Some insight in the structure of the pure-strategy Nash equilibrium is obtained by considering the N-player game on a network of single server queues on a grid with \(\mu _i=\mu \) for all i and \(\lambda ^{(j)}=\lambda \) for all j. For each pair of players, either their routes must intersect in at least one node, or the players may select routes that do not intersect. A strategy p that attains the minimal number of intersections required in the routes of all players is a pure-strategy Nash equilibrium, since deviating from this strategy either does not increase the number of intersection and thus does not influence the mean sojourn time, or increases the number of intersections and therefore increases the mean sojourn time by at least \(\frac{1}{\mu -2 \lambda }-\frac{1}{\mu -\lambda }\). The pure-strategy Nash equilibrium also minimizes the total mean sojourn time for all players.

5 Conclusions

In this paper, we have considered a new type of games: non-cooperative games on a network of single server queues, where multiple players select routes through a network to minimize the sojourn time of their customers.

In case of continuous strategy spaces, each player is allowed to distribute its customers over multiple fixed routes. We have shown that a pure-strategy Nash equilibrium exists that can be found with a best-response algorithm. In case of discrete strategy spaces, each player is allowed to select a single route for all its customers. The game has a Nash equilibrium in mixed strategies. We have illustrated via an example that such games need not have a pure-strategy Nash equilibrium. We have shown the existence of pure-strategy Nash equilibria for four subclasses of games on a network of single server queues: (i) N-player games with equal arrival rates for the players, (ii) 2-player games with identical service rates for all nodes, (iii) 2-player games on a \(2\times 2\)-grid, and (iv) 2-player games on an \(A\times B\)-grid with small differences in the service rates.

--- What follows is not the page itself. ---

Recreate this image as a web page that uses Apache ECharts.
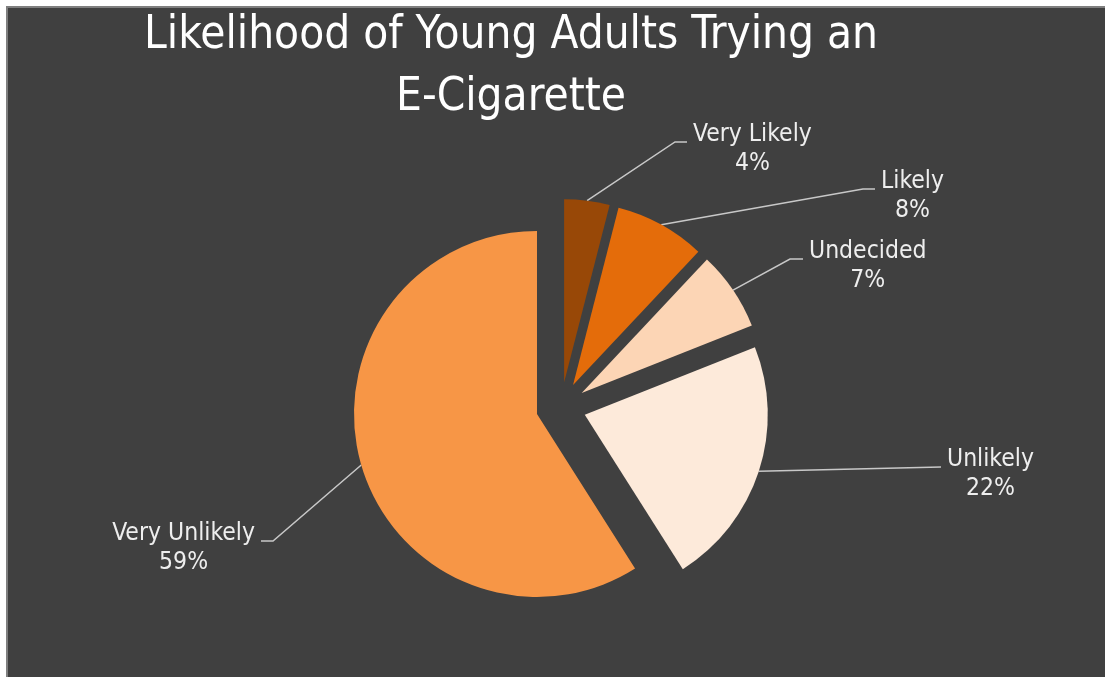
<!DOCTYPE html>
<html>
<head>
<meta charset="utf-8">
<script src="https://cdn.jsdelivr.net/npm/echarts@6/dist/echarts.min.js"></script>
<style>
  html, body { margin: 0; padding: 0; background: #ffffff; overflow: hidden; }
  #frame {
    position: absolute; left: 6px; top: 6px;
    width: 1110px; height: 680px;
    border-left: 2px solid #7f7f7f; border-top: 2px solid #7f7f7f;
    background: #404040;
  }
  #chart { width: 1110px; height: 680px; }
</style>
</head>
<body>
<div id="frame"><div id="chart"></div></div>
<script>
// Survey answers, in clockwise order from 12 o'clock
const categories = ['Very Likely', 'Likely', 'Undecided', 'Unlikely', 'Very Unlikely'];
const shares = [4, 8, 7, 22, 59];
const sliceColors = ['#984807', '#E46C0A', '#FCD5B5', '#FDEADA', '#F79646'];

// Pie geometry (chart pixels)
const PIE_CX = 553, PIE_CY = 399, PIE_R = 183, EXPLODE = 25;

// Leader-line elbows and ends for each label (chart pixels); side: which side the text sits on
const leaderLayout = [
  { elbow: [667, 134], end: [679, 134], side: 1 },
  { elbow: [855, 181], end: [867, 181], side: 1 },
  { elbow: [782, 251], end: [795, 251], side: 1 },
  { elbow: [933, 459], end: [933, 459], side: 1 },
  { elbow: [265, 533], end: [253, 533], side: -1 }
];

const FONT = "'DejaVu Sans Condensed', 'Liberation Sans Narrow', sans-serif";
const LABEL_SIZE = 24.5;

const total = shares.reduce((a, b) => a + b, 0);
function shareBefore(i) {
  let acc = 0;
  for (let k = 0; k < i; k++) acc += shares[k];
  return acc;
}
// angle of a slice's middle, clockwise from 12 o'clock, in radians
function midAngle(i) {
  return (shareBefore(i) + shares[i] / 2) / total * Math.PI * 2;
}

// widest line of a label, used to place the centred two-line text next to its leader line
const measureCtx = document.createElement('canvas').getContext('2d');
function labelWidth(text) {
  measureCtx.font = LABEL_SIZE + 'px ' + FONT;
  return Math.max.apply(null, text.split('\n').map(s => measureCtx.measureText(s).width));
}

// Each slice is its own pie series so it can be pulled out along its middle angle
const sliceSeries = categories.map((name, i) => {
  const a = midAngle(i);
  const cx = PIE_CX + EXPLODE * Math.sin(a);
  const cy = PIE_CY - EXPLODE * Math.cos(a);
  const text = name + '\n' + shares[i] + '%';
  return {
    type: 'pie',
    name: name,
    center: [cx, cy],
    radius: PIE_R,
    startAngle: 90 - shareBefore(i) / total * 360,
    clockwise: true,
    silent: true,
    avoidLabelOverlap: false,
    emphasis: { disabled: true },
    label: {
      show: true,
      position: 'outside',
      formatter: '{b}\n{c}%',
      color: '#eeeeee',
      fontFamily: FONT,
      fontSize: LABEL_SIZE,
      lineHeight: 29,
      align: 'center'
    },
    labelLine: {
      show: true,
      lineStyle: { color: '#c8c8c8', width: 1.5 }
    },
    labelLayout: function (p) {
      if (p.dataIndex !== 0) return;
      const L = leaderLayout[i];
      const start = [cx + PIE_R * Math.sin(a), cy - PIE_R * Math.cos(a)];
      return {
        x: L.end[0] + L.side * (6 + labelWidth(text) / 2),
        y: L.end[1] + 7,
        align: 'center',
        verticalAlign: 'middle',
        labelLinePoints: [start, L.elbow, L.end]
      };
    },
    data: [
      { name: name, value: shares[i], itemStyle: { color: sliceColors[i] } },
      {
        name: '', value: total - shares[i],
        itemStyle: { color: 'rgba(0,0,0,0)' },
        label: { show: false }, labelLine: { show: false }
      }
    ]
  };
});

const chart = echarts.init(document.getElementById('chart'), null, { renderer: 'canvas' });
chart.setOption({
  animation: false,
  backgroundColor: '#404040',
  title: {
    text: 'Likelihood of Young Adults Trying an\nE-Cigarette',
    left: 503,
    top: -3,
    padding: 0,
    textAlign: 'center',
    textStyle: {
      color: '#ffffff',
      fontFamily: FONT,
      fontSize: 45.5,
      fontWeight: 'normal',
      lineHeight: 62
    }
  },
  series: sliceSeries
});
</script>
</body>
</html>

A challenging topic is comparison of the optimal strategies in the different cases. It is clear that given the feasible strategies chosen by the other players, in a pure-strategy Nash equilibrium the minimal sojourn time for the customers of a single player in the continuous case is lower than in the discrete case as the mathematical program (7)–(11) in the continuous case is a relaxation of the discrete case (2)–(6). However, as shown in the first continuation of Example 1 for a single player in a pure-strategy Nash equilibrium the minimal sojourn time in the discrete case might be lower than in the continuous case. This is because the other player in the continuous case will select a strategy that minimizes its own sojourn time, and this strategy is not feasible in the discrete case. In addition, the mixed strategies in the discrete case do not coincide with the pure strategies for the continuous case, as illustrated in the second continuation of Example 1. These differences are due to the nature of the Nash equilibrium that is an equilibrium in which no player can unilaterally change its strategy to decrease its expected sojourn time. The Nash equilibrium does not guarantee minimal sojourn times. An interesting question for further research is into network topologies for which the Nash equilibrium also gives the minimal expected sojourn times for all players.

In Example 2 a specific 6-node network was used to construct a game without a pure-strategy Nash equilibrium. This gives rise to a new research question: for which network topologies do pure-strategy Nash equilibria always exist, regardless of the number of players, consumers’ arrival rates and nodes’ service rates? This question is related to the problem of topological existence for weighted network congestion games studied in [15]. Those results are not applicable here since the costs are incurred at the network’s edges instead of its nodes and the cost functions differ. Therefore, existence of pure-strategy Nash equilibria remains a challenging topic for further research.